Onto the battle system, which is the meat of this game (and of most Final Fantasy games). This is one of the more negatively received aspects of the game (the other are the in-app purchases). The battle system is super basic, tap on a character and it attacks. It's easy but it also gets boring fast, the only thing that is positive is the large number of characters in your party that you use to fight. It's cool (at least in the beginning) to slide our finger across the characters and you see ten to thirty of them attack at once dealing 100's to 1000's of damage at each hit. Sadly, it doesn't get any deeper and you get through all battles by sliding your finger up and down. At least it's visually spectacular, but it gets really busy towards the end of the game where you have a party of 30+ characters. Especially due to the huge amount of effects happening, with accompanying sound effects, you can't enjoy the amazing battle music, which is a huge shame. The game has all these animations, designs and actions that feel like a classic Final Fantasy game but the simplistic battle system does a horrendous job of making this game fun and captivating. There was a lot of potential for this kind of throwback game but the execution is seriously lacking.
So while normal battles are fine, the boss battles are not as there are difficulty spikes (basically, all enemies in this game are damage sponges, with bosses being extremely so), decimating your party and if your whole party goes (each party member dies in one hit, hence the large amount of characters at any one time) you either have to use an item to revive them all (you get nine of them for free but then after you use them all, you have to start purchasing them with real money, you actually earn the in-game money 'gil' but it's for show and can't use it to buy anything...) or you wait three minutes for each character to revive which is pretty disappointing as it feels like a major money grabber (on a full 40 character party, it'll take 2 hours for your whole team to revive). Okay, so the ability to wait it out (e.g. turn off your phone and do other stuff for a few hours) and then come back right where you left off (i.e. you don't have to beat enemies in one go) makes the game much easier than you'd want but at the cost of artificially extending the game time.

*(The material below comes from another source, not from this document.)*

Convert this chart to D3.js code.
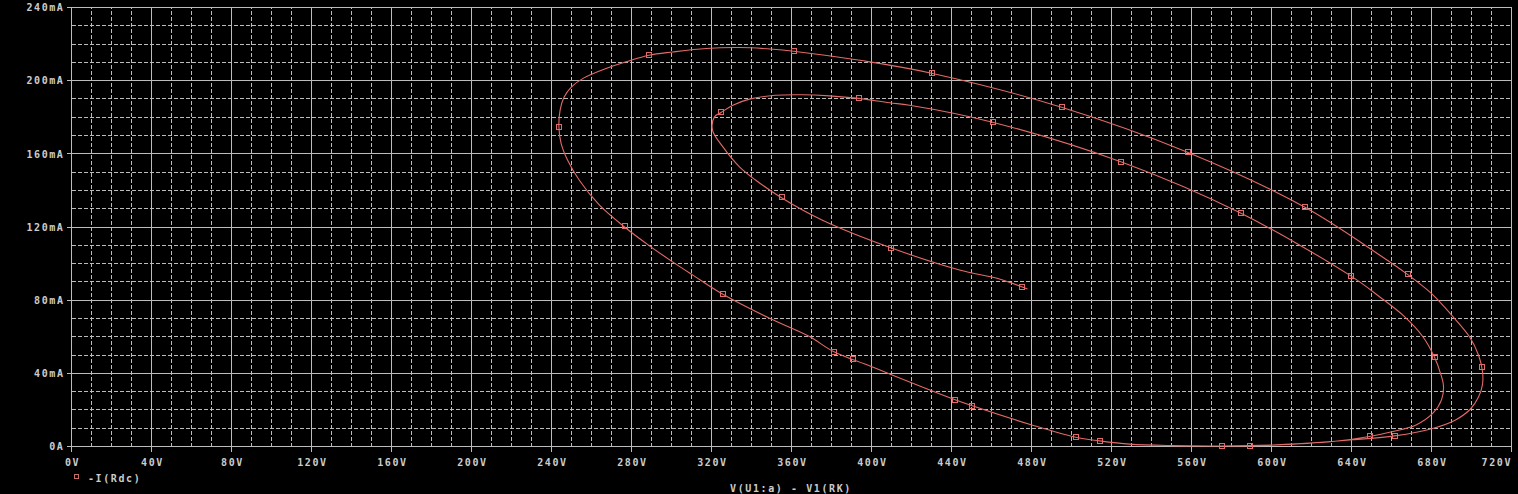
<!DOCTYPE html>
<html>
<head>
<meta charset="utf-8">
<script src="https://cdn.jsdelivr.net/npm/d3@7"></script>
<style>
html,body{margin:0;padding:0;background:#000;}
svg{display:block;}
text{font-family:"DejaVu Sans Mono",monospace;font-weight:bold;font-size:10px;letter-spacing:1.6px;fill:#cccccc;}
</style>
</head>
<body>
<script>
// ---- data ----
const xTickValues = [0,40,80,120,160,200,240,280,320,360,400,440,480,520,560,600,640,680,720];
const xTickLabels = ["0V","40V","80V","120V","160V","200V","240V","280V","320V","360V","400V","440V","480V","520V","560V","600V","640V","680V","720V"];
const yTickValues = [0,40,80,120,160,200,240];
const yTickLabels = ["0A","40mA","80mA","120mA","160mA","200mA","240mA"];
const seriesName = "-I(Rdc)";
const xTitle = "V(U1:a) - V1(RK)";
// trace: voltage (V)
const traceV = [478,464,444,410,375.5,355,342,334,325.7,320.5,321.5,324.8,330.7,339,352,365,379,393.7,409,419,460.5,525,584.5,640,654,666.5,675.7,681.5,684.5,686,685,680.7,672.3,660.7,649,630.7,614,597,575,550,529,514,502,479.8,450,439.8,399.8,381,369,349,325.7,310.7,299.8,289,276.5,264,254,248,244.8,243.7,244.3,246.2,250,256,267.3,277.3,288.7,300.7,317.3,334,350.7,361,395,430,495,558,616.5,654,668,679.8,690.7,699,703.5,705.5,705.5,703.5,699.5,692,681,661.5,640.7,620.7,600,575,550,529,514,502,479.8,450];
// trace: current (mA)
const traceI = [86.1,91.6,96.5,108.5,123.7,136,145.7,152.9,163.8,173,180.2,182.6,186.6,189.9,192,192.3,191.7,190.3,187.9,186.6,177.3,155.5,127.6,93,81.9,71,60,48.8,40,33,25.5,18.2,11.8,8.2,5.5,2.7,1.5,0.6,0.3,0.5,1.3,3.1,5.1,11.9,22.4,26.4,43.7,51.9,60.1,70.1,83.2,93.7,101.5,109.7,120.0,131.9,145.4,156.6,165.7,174.8,183.9,190.8,196.6,201.4,206.7,210.3,213.9,215.7,217.6,218.1,217.2,216.1,211,204.1,185.5,160.9,130.9,104.7,94.1,83.8,71,60,50,41,34,27,20.5,14.5,10,5.8,3.7,2,0.8,0.3,0.5,1.3,3.1,5.1,11.9,22.4];
// marker positions
const markerV = [475,410,355,324.8,393.7,460.5,525,584.5,640,681.5,649,589,575.2,514,502,450,441.5,390.7,381,325.7,276.5,243.7,288.7,361,430,495,558,616.5,668,705.3,661.5];
const markerI = [87.4,108.5,136.2,182.6,190.3,177.3,155.5,127.6,93,48.8,5.5,0.5,0.5,3.1,5.1,22.4,25.5,47.7,51.9,83.2,120.7,174.8,213.9,216.1,204.1,185.5,160.9,130.9,94.1,43.4,5.8];

const W = 1518, H = 494;
const traceColor = "#e26a68";
const gridColor = "#bcbcbc";

const svg = d3.select("body").append("svg").attr("width", W).attr("height", H);
const x = d3.scaleLinear().domain([0,720]).range([71.5,1511.5]);
const y = d3.scaleLinear().domain([0,240]).range([446.5,7.5]);

// minor grid (dashed)
const minorX = d3.range(0,721,10).filter(v => v % 40 !== 0);
const minorY = d3.range(0,241,10).filter(v => v % 40 !== 0);
const g = svg.append("g").attr("shape-rendering","crispEdges");
g.selectAll(".mx").data(minorX).join("line")
  .attr("x1", d=>x(d)).attr("x2", d=>x(d)).attr("y1", y(0)).attr("y2", y(240))
  .attr("stroke", gridColor).attr("stroke-dasharray","4,2");
g.selectAll(".my").data(minorY).join("line")
  .attr("y1", d=>y(d)).attr("y2", d=>y(d)).attr("x1", x(0)).attr("x2", x(720))
  .attr("stroke", gridColor).attr("stroke-dasharray","4,2");
// major grid (solid)
g.selectAll(".Mx").data(xTickValues).join("line")
  .attr("x1", d=>x(d)).attr("x2", d=>x(d)).attr("y1", y(0)+5).attr("y2", y(240))
  .attr("stroke", gridColor);
g.selectAll(".My").data(yTickValues).join("line")
  .attr("y1", d=>y(d)).attr("y2", d=>y(d)).attr("x1", x(0)-5).attr("x2", x(720))
  .attr("stroke", gridColor);

// tick labels
const last = xTickValues.length - 1;
svg.selectAll(".xl").data(xTickValues).join("text")
  .attr("x", (d,i)=> i === last ? x(d) + 0.5 : x(d)+1)
  .attr("y", 465.5)
  .attr("text-anchor", (d,i)=> i === last ? "end" : "middle")
  .text((d,i)=>xTickLabels[i]);
svg.selectAll(".yl").data(yTickValues).join("text")
  .attr("x", 64.5).attr("y", d=>y(d)+3.8).attr("text-anchor","end")
  .text((d,i)=>yTickLabels[i]);

// trace
const pts = traceV.map((v,i)=>[v, traceI[i]]);
svg.append("path").datum(pts)
  .attr("d", d3.line().x(d=>x(d[0])).y(d=>y(d[1])).curve(d3.curveCatmullRom.alpha(0.5)))
  .attr("fill","none").attr("stroke",traceColor).attr("stroke-width",1.1);

// markers
const mk = markerV.map((v,i)=>[v, markerI[i]]);
svg.selectAll(".mk").data(mk).join("rect")
  .attr("x", d=>Math.round(x(d[0]))-3+0.5).attr("y", d=>Math.round(y(d[1]))-3+0.5)
  .attr("width",5).attr("height",5)
  .attr("fill","none").attr("stroke",traceColor).attr("stroke-width",1);

// legend
svg.append("rect").attr("x",74.5).attr("y",474.5).attr("width",4).attr("height",4)
  .attr("fill","none").attr("stroke","#c86a6a").attr("stroke-width",1);
svg.append("text").attr("x",88).attr("y",482).text(seriesName);

// x title
svg.append("text").attr("x",791).attr("y",491.5).attr("text-anchor","middle").text(xTitle);
</script>
</body>
</html>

There is no real penalty for getting your party wiped out other than the inconvenience of time (this breaks the flow of the game though because if you wanted to play a long session, you either wait it out and keep attacking once your party revives or return to the map and grind up a few levels).
The last dungeon is designed to wipe out your party and force you to wait or use in-app purchases. Good thing is that you can circumvent this by rigging the time on your phone. Fast forward it to a few hours ahead and voila, your party is revived. One thing to note is that the game seems to remember the dates and times when it got refreshed, so if you set your time back to the correct one, you might not get the three-hourly bonus as the game thinks the 'last' time you got it was in the 'future'. A lot of the game's mechanics are also randomized. This randomness in the statistics and battle mechanics dull you after a while. You can't choose which enemy to attack, you can't choose the makeup of your party and you can't buy specific weapons (instead, in classic RPG style, all weapons are randomized drops... which provide cumulative stat increases, you don't get to equip them at all). All you have in control of is shifting your finger up and down and watching the characters attack (while it is pretty with all the battle effects flying about, it can only do so much before you get bored).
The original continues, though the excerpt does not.